Ultimately, it’s just very, very difficult to separate BvP from variance. Of course we’re always going to see a wide range of performances for a batter against different pitchers, but for the most part, it will be challenging to know if those results are a signal of something greater, or just noise.

So do I use BvP data? Almost never—maybe a couple times per season. There are two occasions when I believe maybe, just maybe, we can use BvP data as a minor component of our decision-making.

The first is when a hitter has truly extreme results against a particular pitcher. The matchup that comes to mind when talking about outlying results is Paul Goldschmidt against Tim Lincecum. At the time of this writing, Goldschmidt has 28 at-bats against Lincecum with 15 hits, seven home runs, 17 RBI, 1.357 slugging percentage, and 1.916 OPS.

Goldschmidt’s results are so extreme that, even though they could be the result of chance, it’s probably more likely that he truly has Lincecum’s number. And by that, I mean he’ll probably continue to crush him in the future, albeit not to that degree. And again, almost all BvP data isn’t extreme enough to overcome small sample sizes.

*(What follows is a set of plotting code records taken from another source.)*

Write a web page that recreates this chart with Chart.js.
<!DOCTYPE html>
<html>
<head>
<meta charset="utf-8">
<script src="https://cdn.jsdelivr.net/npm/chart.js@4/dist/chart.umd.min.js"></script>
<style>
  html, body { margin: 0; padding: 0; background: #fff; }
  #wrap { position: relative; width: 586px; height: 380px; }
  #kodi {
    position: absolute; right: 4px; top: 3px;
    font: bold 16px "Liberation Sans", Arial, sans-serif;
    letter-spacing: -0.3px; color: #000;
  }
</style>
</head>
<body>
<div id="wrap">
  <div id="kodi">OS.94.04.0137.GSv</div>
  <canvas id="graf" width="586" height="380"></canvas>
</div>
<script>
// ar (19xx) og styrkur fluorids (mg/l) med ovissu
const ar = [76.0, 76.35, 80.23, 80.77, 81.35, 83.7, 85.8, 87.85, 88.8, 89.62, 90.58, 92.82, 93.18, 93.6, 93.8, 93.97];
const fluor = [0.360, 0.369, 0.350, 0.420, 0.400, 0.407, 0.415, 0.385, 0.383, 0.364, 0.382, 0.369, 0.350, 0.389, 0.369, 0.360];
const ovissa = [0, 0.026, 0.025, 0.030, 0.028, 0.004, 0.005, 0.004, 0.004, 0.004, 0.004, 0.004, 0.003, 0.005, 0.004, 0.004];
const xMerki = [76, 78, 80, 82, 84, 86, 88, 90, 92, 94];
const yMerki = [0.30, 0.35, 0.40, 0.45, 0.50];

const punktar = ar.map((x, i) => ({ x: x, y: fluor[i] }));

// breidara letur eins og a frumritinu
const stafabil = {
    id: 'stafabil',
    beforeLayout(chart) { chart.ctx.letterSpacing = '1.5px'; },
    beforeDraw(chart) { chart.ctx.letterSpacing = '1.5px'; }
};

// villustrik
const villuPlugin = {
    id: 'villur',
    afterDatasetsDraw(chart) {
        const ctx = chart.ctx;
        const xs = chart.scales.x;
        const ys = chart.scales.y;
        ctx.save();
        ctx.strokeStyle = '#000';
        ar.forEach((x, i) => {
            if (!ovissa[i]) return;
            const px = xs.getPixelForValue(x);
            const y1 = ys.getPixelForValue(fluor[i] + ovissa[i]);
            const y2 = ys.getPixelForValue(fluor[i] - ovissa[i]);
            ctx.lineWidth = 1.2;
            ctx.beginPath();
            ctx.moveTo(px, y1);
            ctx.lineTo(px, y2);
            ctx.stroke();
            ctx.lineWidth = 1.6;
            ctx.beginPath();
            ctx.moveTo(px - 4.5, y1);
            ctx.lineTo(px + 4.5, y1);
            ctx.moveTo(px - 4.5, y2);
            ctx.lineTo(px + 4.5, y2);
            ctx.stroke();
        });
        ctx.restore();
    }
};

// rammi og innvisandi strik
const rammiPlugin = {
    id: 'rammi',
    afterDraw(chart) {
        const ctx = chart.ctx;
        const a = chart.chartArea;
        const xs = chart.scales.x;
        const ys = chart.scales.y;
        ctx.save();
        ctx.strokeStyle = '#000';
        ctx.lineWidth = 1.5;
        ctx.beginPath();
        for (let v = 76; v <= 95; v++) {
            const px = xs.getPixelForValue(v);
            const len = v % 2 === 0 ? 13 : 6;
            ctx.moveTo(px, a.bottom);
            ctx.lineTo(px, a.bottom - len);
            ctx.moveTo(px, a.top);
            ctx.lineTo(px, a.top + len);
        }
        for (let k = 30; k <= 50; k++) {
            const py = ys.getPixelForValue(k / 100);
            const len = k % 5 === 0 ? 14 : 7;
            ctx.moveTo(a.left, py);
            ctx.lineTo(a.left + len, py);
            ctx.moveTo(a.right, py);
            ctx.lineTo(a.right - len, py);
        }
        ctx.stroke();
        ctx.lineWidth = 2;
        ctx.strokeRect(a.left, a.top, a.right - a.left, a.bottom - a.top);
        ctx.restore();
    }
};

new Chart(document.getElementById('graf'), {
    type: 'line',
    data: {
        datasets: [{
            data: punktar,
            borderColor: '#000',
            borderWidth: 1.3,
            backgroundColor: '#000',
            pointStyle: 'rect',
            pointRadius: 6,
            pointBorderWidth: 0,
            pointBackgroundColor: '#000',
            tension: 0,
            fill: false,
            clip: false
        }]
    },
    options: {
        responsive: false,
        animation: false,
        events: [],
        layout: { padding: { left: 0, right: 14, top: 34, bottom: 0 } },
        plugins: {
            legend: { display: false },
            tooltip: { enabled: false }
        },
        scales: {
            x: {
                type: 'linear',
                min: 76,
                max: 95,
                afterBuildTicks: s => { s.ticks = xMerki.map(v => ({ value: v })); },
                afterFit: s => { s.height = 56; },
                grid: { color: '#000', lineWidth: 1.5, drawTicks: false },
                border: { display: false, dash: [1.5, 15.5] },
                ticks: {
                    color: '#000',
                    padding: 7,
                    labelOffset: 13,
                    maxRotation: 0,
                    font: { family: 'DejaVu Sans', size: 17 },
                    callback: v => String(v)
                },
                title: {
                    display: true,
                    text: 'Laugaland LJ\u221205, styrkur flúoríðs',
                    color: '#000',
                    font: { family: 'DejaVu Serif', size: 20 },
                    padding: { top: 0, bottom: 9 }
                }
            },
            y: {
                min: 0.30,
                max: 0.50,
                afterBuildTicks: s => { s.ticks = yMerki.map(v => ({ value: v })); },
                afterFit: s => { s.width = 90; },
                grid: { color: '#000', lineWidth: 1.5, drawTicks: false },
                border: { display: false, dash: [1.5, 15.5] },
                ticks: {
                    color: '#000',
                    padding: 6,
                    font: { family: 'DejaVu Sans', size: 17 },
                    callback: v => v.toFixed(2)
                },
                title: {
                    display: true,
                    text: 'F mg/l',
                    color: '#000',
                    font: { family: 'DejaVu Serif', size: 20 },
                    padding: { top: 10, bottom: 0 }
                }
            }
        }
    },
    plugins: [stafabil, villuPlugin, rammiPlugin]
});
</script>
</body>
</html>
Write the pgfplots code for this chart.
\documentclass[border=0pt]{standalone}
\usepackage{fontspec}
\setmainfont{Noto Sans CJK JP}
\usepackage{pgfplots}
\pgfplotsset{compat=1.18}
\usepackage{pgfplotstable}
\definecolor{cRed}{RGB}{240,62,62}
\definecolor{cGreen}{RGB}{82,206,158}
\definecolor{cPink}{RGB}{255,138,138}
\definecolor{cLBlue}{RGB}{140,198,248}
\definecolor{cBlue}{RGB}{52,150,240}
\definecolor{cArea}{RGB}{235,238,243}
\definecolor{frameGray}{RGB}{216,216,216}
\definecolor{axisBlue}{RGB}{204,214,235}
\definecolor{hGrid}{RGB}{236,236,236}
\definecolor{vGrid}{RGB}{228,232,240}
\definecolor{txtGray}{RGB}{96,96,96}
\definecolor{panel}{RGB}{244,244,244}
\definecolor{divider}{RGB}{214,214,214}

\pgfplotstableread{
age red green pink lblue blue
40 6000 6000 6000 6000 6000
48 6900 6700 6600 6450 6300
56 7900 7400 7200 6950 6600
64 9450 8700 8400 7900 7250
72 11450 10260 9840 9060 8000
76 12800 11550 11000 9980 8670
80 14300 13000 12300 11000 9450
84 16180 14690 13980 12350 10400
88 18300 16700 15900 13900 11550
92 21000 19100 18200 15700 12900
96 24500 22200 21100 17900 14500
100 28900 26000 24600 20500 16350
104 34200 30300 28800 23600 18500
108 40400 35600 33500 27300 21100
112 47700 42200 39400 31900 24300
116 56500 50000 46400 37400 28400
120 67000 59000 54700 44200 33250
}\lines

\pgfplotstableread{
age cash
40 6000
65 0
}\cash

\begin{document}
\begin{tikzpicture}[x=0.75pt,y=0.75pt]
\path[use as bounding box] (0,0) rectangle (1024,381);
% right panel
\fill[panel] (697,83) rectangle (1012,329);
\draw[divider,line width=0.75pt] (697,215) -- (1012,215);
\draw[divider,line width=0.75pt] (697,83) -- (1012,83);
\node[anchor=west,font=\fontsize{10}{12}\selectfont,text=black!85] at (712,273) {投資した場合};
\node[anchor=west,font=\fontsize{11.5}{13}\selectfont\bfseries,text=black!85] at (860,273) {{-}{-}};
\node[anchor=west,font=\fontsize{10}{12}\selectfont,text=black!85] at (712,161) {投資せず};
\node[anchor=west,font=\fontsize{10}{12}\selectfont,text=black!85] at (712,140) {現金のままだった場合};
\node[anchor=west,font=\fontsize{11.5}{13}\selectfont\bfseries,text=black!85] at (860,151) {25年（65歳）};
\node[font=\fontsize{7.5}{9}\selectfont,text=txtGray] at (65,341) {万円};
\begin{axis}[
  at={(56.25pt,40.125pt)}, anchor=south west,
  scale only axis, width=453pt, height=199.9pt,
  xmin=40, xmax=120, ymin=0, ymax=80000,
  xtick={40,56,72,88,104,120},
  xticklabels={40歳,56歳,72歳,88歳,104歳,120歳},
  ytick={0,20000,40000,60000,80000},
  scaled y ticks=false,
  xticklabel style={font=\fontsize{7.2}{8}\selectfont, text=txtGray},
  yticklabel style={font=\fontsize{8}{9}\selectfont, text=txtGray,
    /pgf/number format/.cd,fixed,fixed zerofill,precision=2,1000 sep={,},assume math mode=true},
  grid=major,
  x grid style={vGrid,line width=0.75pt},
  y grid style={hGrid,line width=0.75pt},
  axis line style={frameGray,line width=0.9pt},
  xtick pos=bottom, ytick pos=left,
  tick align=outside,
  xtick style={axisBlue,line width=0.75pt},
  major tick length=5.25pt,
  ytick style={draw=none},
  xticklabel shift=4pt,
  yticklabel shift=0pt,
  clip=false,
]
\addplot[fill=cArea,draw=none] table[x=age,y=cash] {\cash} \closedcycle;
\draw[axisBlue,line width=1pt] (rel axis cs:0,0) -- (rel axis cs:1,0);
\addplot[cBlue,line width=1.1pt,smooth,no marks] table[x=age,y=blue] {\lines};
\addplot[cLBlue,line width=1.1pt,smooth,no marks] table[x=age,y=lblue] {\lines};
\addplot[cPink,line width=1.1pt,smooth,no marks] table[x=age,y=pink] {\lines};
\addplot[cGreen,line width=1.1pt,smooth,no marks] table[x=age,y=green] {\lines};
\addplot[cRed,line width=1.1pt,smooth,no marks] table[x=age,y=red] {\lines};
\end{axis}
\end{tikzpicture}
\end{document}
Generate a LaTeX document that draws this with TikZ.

The second time that I consider using BvP data is when analyzing a pitcher, specifically when a pitcher faces a group of hitters against whom he’s thrown a lot in the past. Maybe he has 30 career matchups against one guy, 35 against another, 20 against another, and so on. In isolation, we can’t be confident that the data from those individual matchups is meaningful, but in aggregate, it might be actionable because we can overcome the sample size issue.

I still don’t use BvP data much for pitchers, but when I do, it’s typically for in-division games. In those games, a pitcher might have enough collective matchups against the opposition’s hitters that we can start to get a sense of whether or not his past numbers are indicative of future play. But again, the sample size needs to be large and the results still pretty extreme, in one direction or the other.